The wonderful circularity that is Catch 22 seems perfectly logical but is simultaneously a betrayal of logic and therefore wholly specious.
In almost every scene in the novel, characters make plausible-sounding assertions fashioned from perfectly good vocabulary which obey the rules of grammar and syntax - but don’t mean anything. When Colonel Cargill tells his men, “You are American officers. The officers of no other army in the world can make that statement”, he’s absolutely right, but his meaning is so self-evident, it didn’t need stating in the first place. [3] Listen to a football manager waxing philosophical after a game, and you can hear this sort of thing on Sky Sports practically any day of the week.
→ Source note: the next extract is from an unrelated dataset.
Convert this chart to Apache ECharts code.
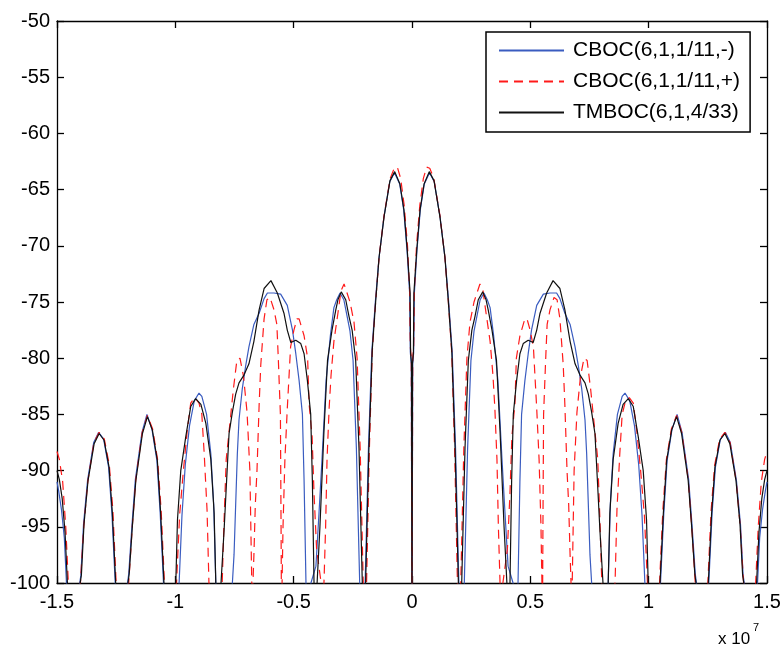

Yes, we know the game’s all about scoring goals. Perhaps you could have communicated that to your players.
Major Major is similarly challenged in the meaning department: when he tells his assistant Sergeant Towser, ”From now on, I don’t want anyone to come in to see me while I’m here,” Towser’s willingness to obey leads to the following exchange with Appleby;
“About how long will I have to wait before I can go in to see the major?”
“Just until he goes to lunch,” Sergeant Towser replied. “Then you can go right in.”
“But he won’t be there then. Will he?”
“No, sir. Major Major won’t be back in his office until after lunch.”
I could keep going with this all day - but one last memorable scene; Milo Minderbinder the entrepreneurial Quartermaster is paid by the Germans to use US pilots and planes to bomb American troops because the Luftwaffe can’t be bothered to do it. So Milo’s twisted brain tells him he’s successful in his job - procuring money and supplies to keep the US army functional - while actually murdering the soldiers he’s supplying. I believe these days the Germans would simply be described as ‘outsourcing’ their war effort, albeit employing a rather unorthodox service provider to do it (although one uniquely placed to guarantee its success). In fact, the entire novel is scarily plausible in the way it depicts our ability to reason meaning out of whatever we do, most particularly in the theatres of war and commerce. And the even scarier thing is that Heller’s vision is becoming more relevant with age.
Footnotes:
1. See Malcolm Cowley’s excellent memoir of the 1920’s ‘Exile’s Return’ for the full story of the American expat aesthetes.
2. We’ll be looking at Dada and Surralism later in this section.
3. Can you hear President George W. Bush saying that? I’m afraid I just did.